For much of their deployment, the men and women of the Guard have mostly been anonymous to District residents. Their outward face has been hidden behind masks, behind fences, behind guns. Those posted on the streets say the reception of locals was nervous at first, but increasingly grateful and welcoming. Many say they are greeted warmly by passersby, congressional staffers, senators and representatives. Children have brought them homemade cookies and cakes. When they are in uniform in supermarkets or restaurants or the hotels that have become their home away from home, strangers walk up to thank them for being here.
Kristy Singletary lives in New York, where she works for Verizon as a diversity inclusion manager, but the 34-year-old first lieutenant serves in the D.C. National Guard. She arrived at the Capitol on Jan. 16 to help prepare for the inauguration, including coordinating the activities of Guard units from all the states and territories.
Singletary said despite the circumstances that led to the call-up, the experience has been a rewarding one, particularly in terms of how the Guard and U.S. Capitol Police have worked together.
“It’s been great to see how receptive and how appreciative they are of our forces here,” she said. “That’s been a great feeling in terms of how we were all able to come together to accomplish this mission.”
For these Guard members and many like them, their historic deployment to secure the Capitol will remain etched in their memories forever, providing many indelible moments they would never have experienced otherwise.
Cocker spoke with pride about when he and fellow Hawaii Guard members saw a statue of Hawaii’s King Kamehameha I in the visitors center and had their photo taken in front of it. Singletary felt history under her feet as she watched Kamala D. Harris inaugurated as the first Black, first Asian American and first female vice president. Okine recalled saying hello to a senator he passed in a hallway.

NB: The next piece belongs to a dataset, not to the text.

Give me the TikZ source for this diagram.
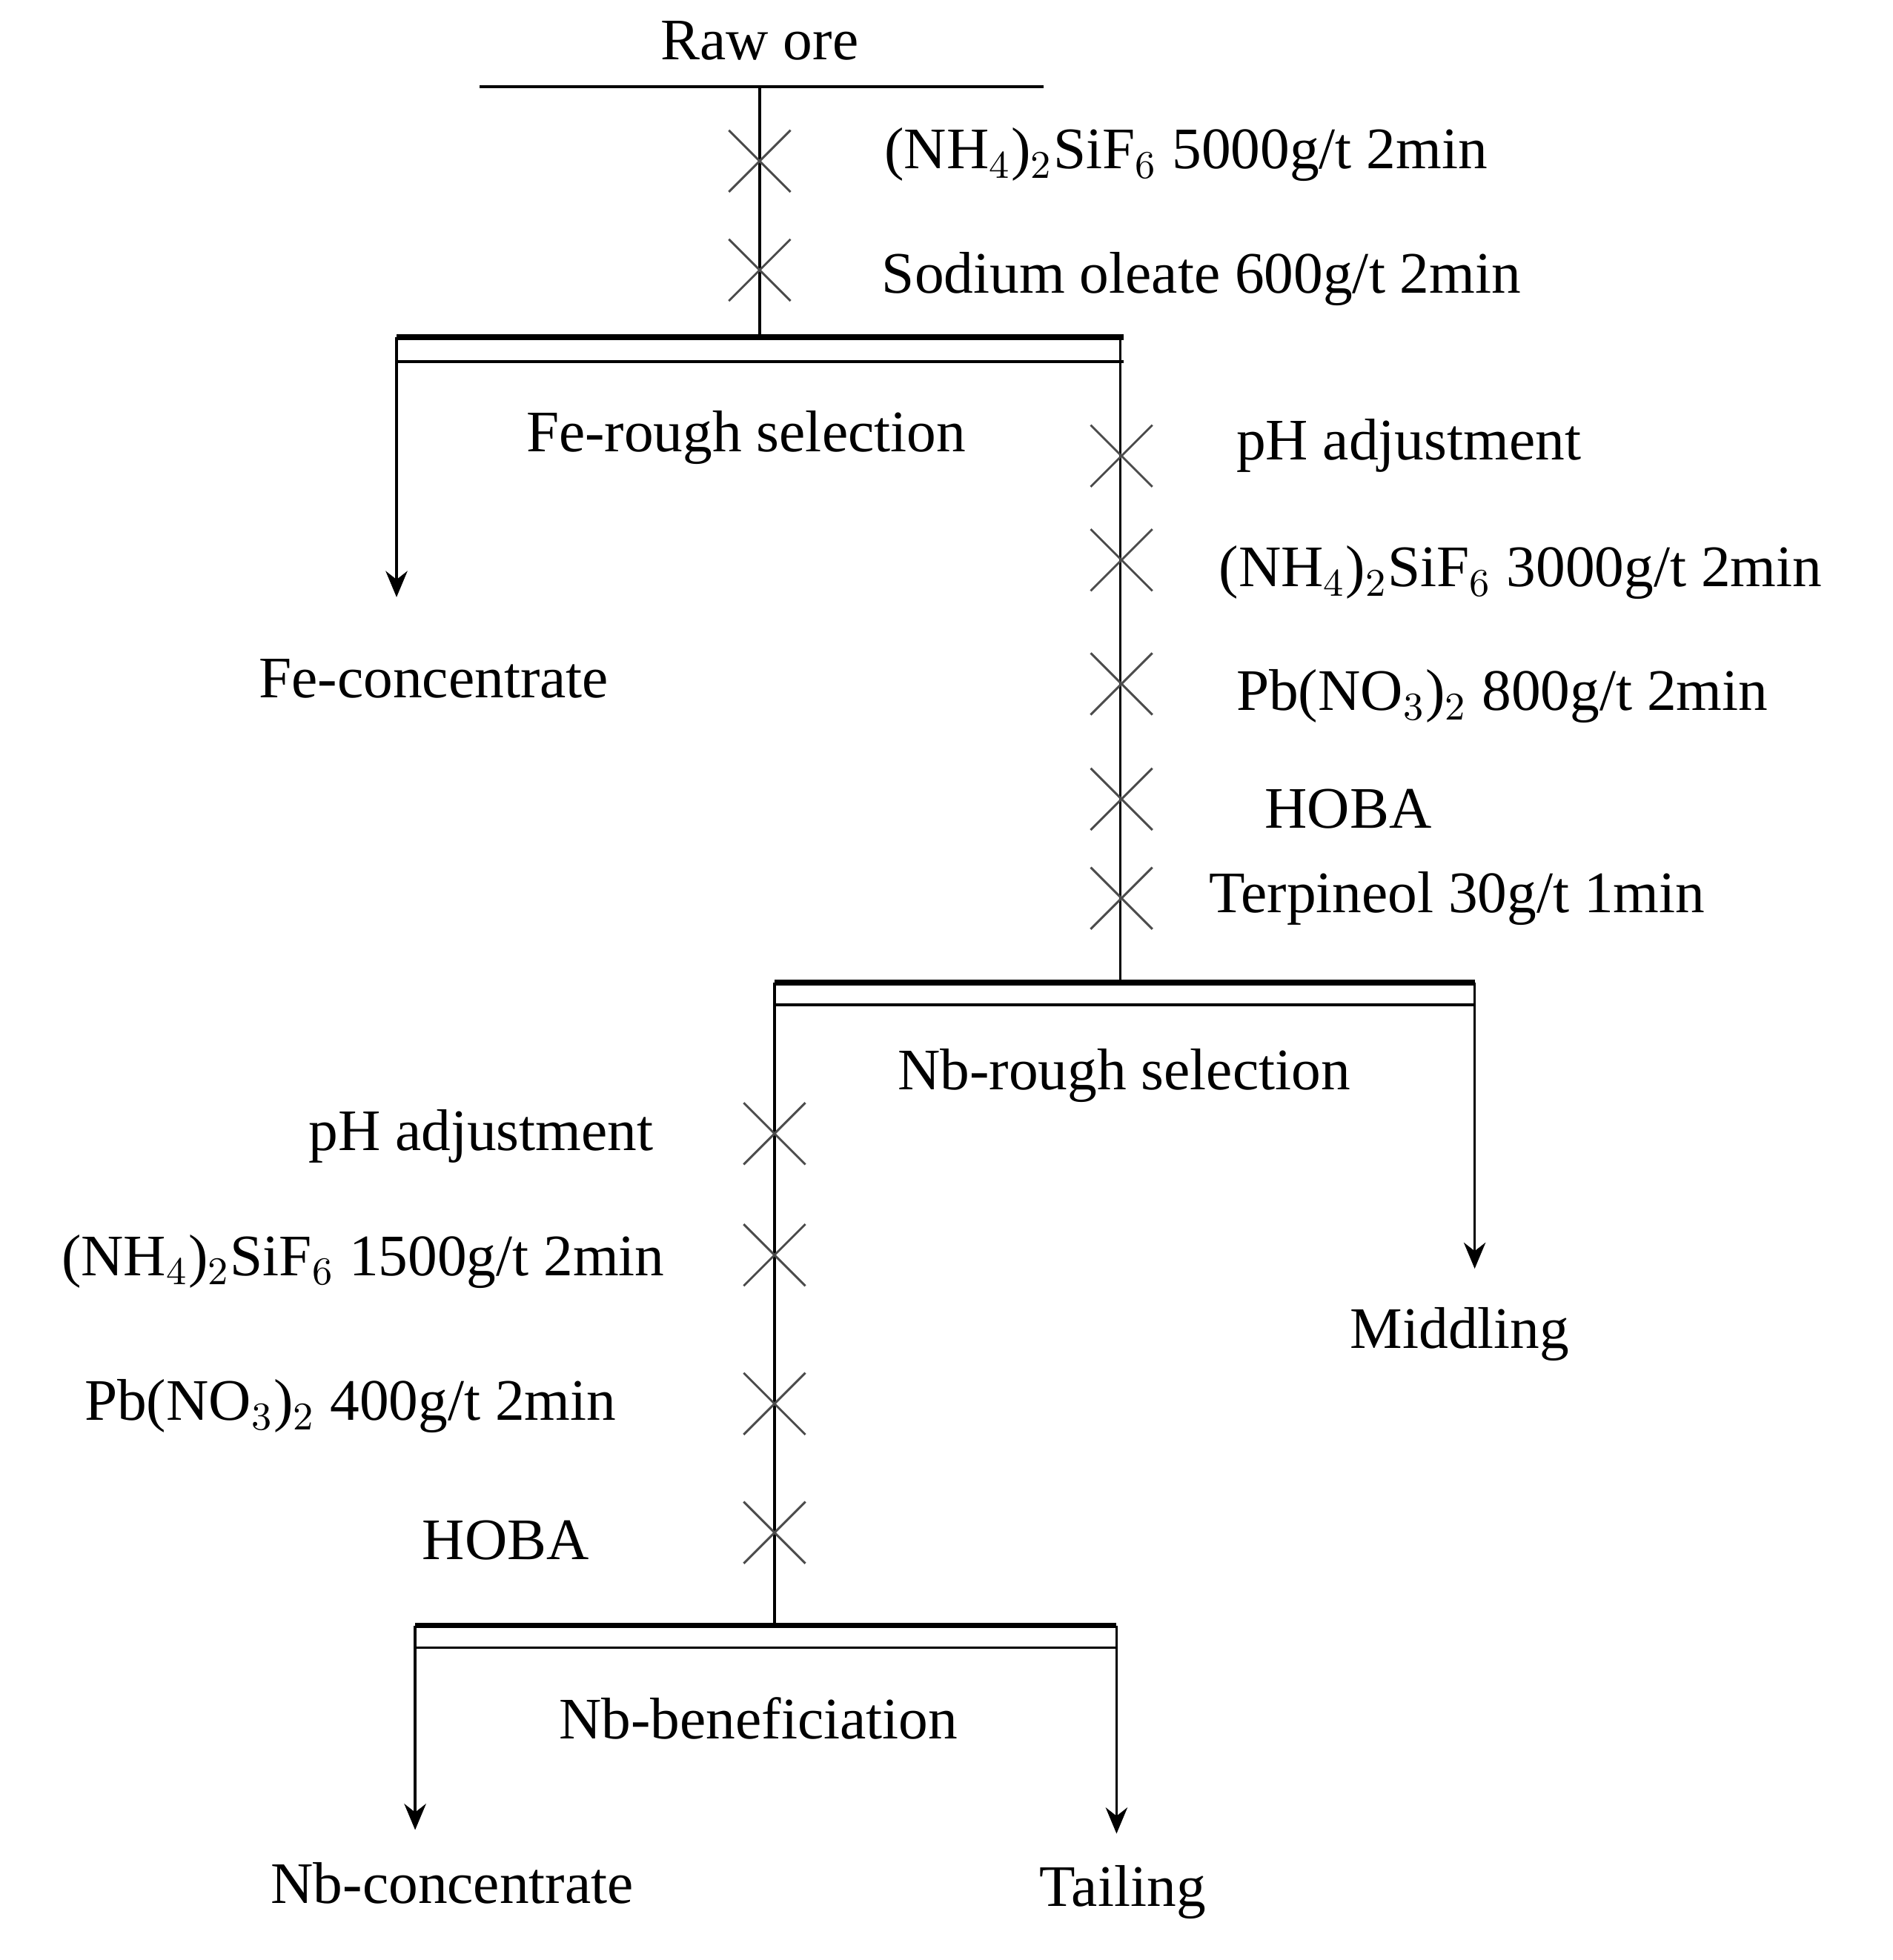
\documentclass[tikz,border=0pt]{standalone}
\usepackage{fontspec}
\setmainfont{Liberation Serif}
\usetikzlibrary{shapes.misc,arrows.meta}
\begin{document}
\begin{tikzpicture}[x=0.01cm,y=-0.01cm,
  lbl/.style={font=\fontsize{13.5}{16}\selectfont,inner sep=0pt},
  cr/.style={cross out,draw,minimum size=0.48cm,inner sep=0pt,line width=0.5pt,gray!60!black},
  thin/.style={line width=0.6pt},
  thick/.style={line width=1.3pt},
  arr/.style={thin,-{Stealth[length=6pt,width=5pt]}}]
\useasboundingbox (0,0) rectangle (1527,1582);
% top
\node[lbl] (raw) at (613,33) {Raw ore};
\coordinate (h1) at (387,70); \coordinate (h2) at (842,70);
\draw[thin] (h1) -- (h2);
\coordinate (t0) at (613,70); \coordinate (t1) at (613,272);
\draw[thin] (t0) -- (t1);
\node[cr] (c1) at (613,130) {}; \node[cr] (c2) at (613,218) {};
\node[lbl,anchor=west] (l1) at (713,125) {(NH$_4$)$_2$SiF$_6$ 5000g/t  2min};
\node[lbl,anchor=west] (l2) at (711,225) {Sodium  oleate 600g/t  2min};
% Fe rough
\coordinate (a1) at (320,272); \coordinate (a2) at (907,272);
\coordinate (b1) at (320,292); \coordinate (b2) at (907,292);
\draw[thick] (a1) -- (a2); \draw[thin] (b1) -- (b2);
\coordinate (fe) at (320,482);
\draw[arr] (a1) -- (fe);
\coordinate (r0) at (904,272); \coordinate (r1) at (904,793);
\draw[thin] (r0) -- (r1);
\node[lbl] (fer) at (602,353) {Fe-rough  selection};
\node[lbl] (fec) at (350,548) {Fe-concentrate};
\node[cr] (d1) at (905,368) {}; \node[cr] (d2) at (905,452) {};
\node[cr] (d3) at (905,552) {}; \node[cr] (d4) at (905,645) {};
\node[cr] (d5) at (905,725) {};
\node[lbl,anchor=west] at (997,360) {pH  adjustment};
\node[lbl,anchor=west] at (983,462) {(NH$_4$)$_2$SiF$_6$ 3000g/t  2min};
\node[lbl,anchor=west] at (997,562) {Pb(NO$_3$)$_2$ 800g/t  2min};
\node[lbl,anchor=west] at (1020,653) {HOBA};
\node[lbl,anchor=west] at (975,725) {Terpineol 30g/t  1min};
% Nb rough
\coordinate (e1) at (625,793); \coordinate (e2) at (1190,793);
\coordinate (f1) at (625,811); \coordinate (f2) at (1190,811);
\draw[thick] (e1) -- (e2); \draw[thin] (f1) -- (f2);
\coordinate (mid) at (1190,1024);
\draw[arr] (e2) -- (mid);
\coordinate (g1) at (625,1312);
\draw[thin] (e1) -- (g1);
\node[lbl] at (907,868) {Nb-rough  selection};
\node[lbl] at (1178,1077) {Middling};
\node[cr] (k1) at (625,915) {}; \node[cr] (k2) at (625,1013) {};
\node[cr] (k3) at (625,1133) {}; \node[cr] (k4) at (625,1237) {};
\node[lbl,anchor=east] at (528,917) {pH  adjustment};
\node[lbl,anchor=east] at (537,1018) {(NH$_4$)$_2$SiF$_6$ 1500g/t  2min};
\node[lbl,anchor=east] at (498,1135) {Pb(NO$_3$)$_2$ 400g/t  2min};
\node[lbl,anchor=east] at (476,1243) {HOBA};
% Nb beneficiation
\coordinate (m1) at (335,1312); \coordinate (m2) at (901,1312);
\coordinate (n1) at (335,1330); \coordinate (n2) at (901,1330);
\draw[thick] (m1) -- (m2); \draw[thin] (n1) -- (n2);
\coordinate (nbc) at (335,1477); \coordinate (tl) at (901,1480);
\draw[arr] (m1) -- (nbc); \draw[arr] (m2) -- (tl);
\node[lbl] at (612,1387) {Nb-beneficiation};
\node[lbl] at (365,1520) {Nb-concentrate};
\node[lbl] at (906,1527) {Tailing};
\end{tikzpicture}
\end{document}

“She turned around and said hi back,” he said, laughing. “It was a great feeling for me. I went back and told my wife and she was excited.”
For Bryant, the 19-year-old private first class from Delaware whose deployment to the Capitol was his first visit to Washington, nothing has escaped notice.
“The amount of history that was made during my time here, I think that’s the biggest thing I’ll probably remember,” he said. “I don’t plan on forgetting anything that I’ve seen here or the experience I’ve had here.”
Correction: An earlier version of this article said Clement Okine emigrated from Ghana to Colorado when he was a child. He emigrated in 2010.